Merrill Lynch MITTS - What are they and should you use them in your portfolio?
Debt securities whose returns are tied to equity indexes were first
introduced during the bull market of the mid-1980s. The recent
economic and market trends have caused a resurgence of interest in
these securities. The Index Investor's (subscription only) editor, Tom Coyne, recently took a close look at one such security called
MITTS.
MITTS are debt securities issued by Merrill Lynch, whose return is tied to some type of equity index. They are a subset of a broader class of instruments known as "equity linked notes" that are issued by many different companies. While each of these typically has a somewhat different structure, the general structure is that of an intermediate term debt security whose return is equal to the positive percentage change in the value of an equity index, less some amount.
Some investors find these ELNs to be attractive, because they provide principal protection (assuming no default by the issuer), and some upside participation in the appreciation of an equity index. We are considerably less enthusiastic about them, for two reasons.
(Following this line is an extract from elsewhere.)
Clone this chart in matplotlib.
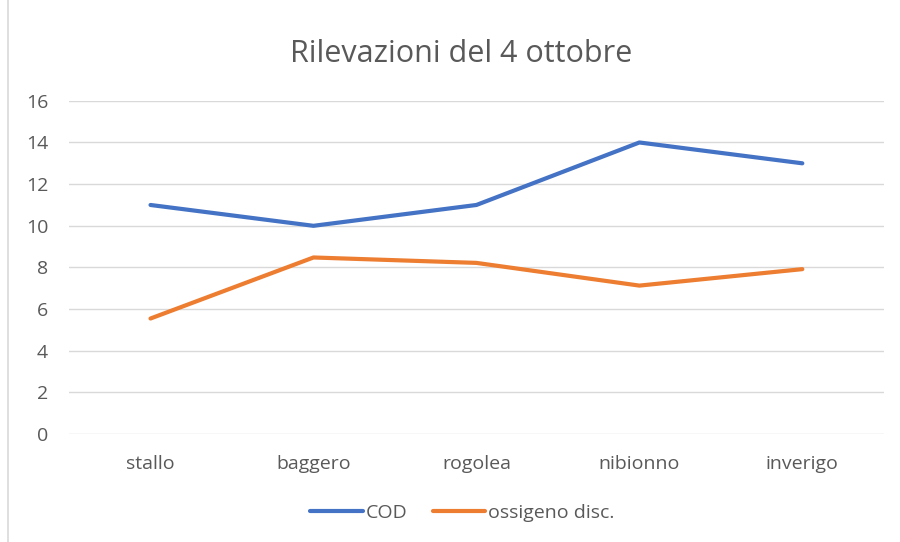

First, the basic structure of an ELN can, to some extent, be replicated by an investor if he or she is so inclined. In principal, an ELN is nothing more than a bundled combination of a zero coupon bond and a call option on an equity index (with both having the same maturities). The wrinkle with equity linked notes is that they typically have a longer maturity than the longest dated traded call option on the equity index they use. This creates potential for the mispricing of the equity option that is embedded in the ELN. Specifically, it is hard for most investors to tell whether the percentage that is deducted from the percentage return on the equity index (under most ELN structures) represents fair compensation for the option.
Second, ELNs encourage investors to think about risk and return issues at the level of an individual security, rather than at the level of their portfolio. For example, the same risk reduction benefit that is provided by an ELN can be achieved (more cheaply) by varying an investor's portfolio allocation to various asset classes (e.g., bonds and equity).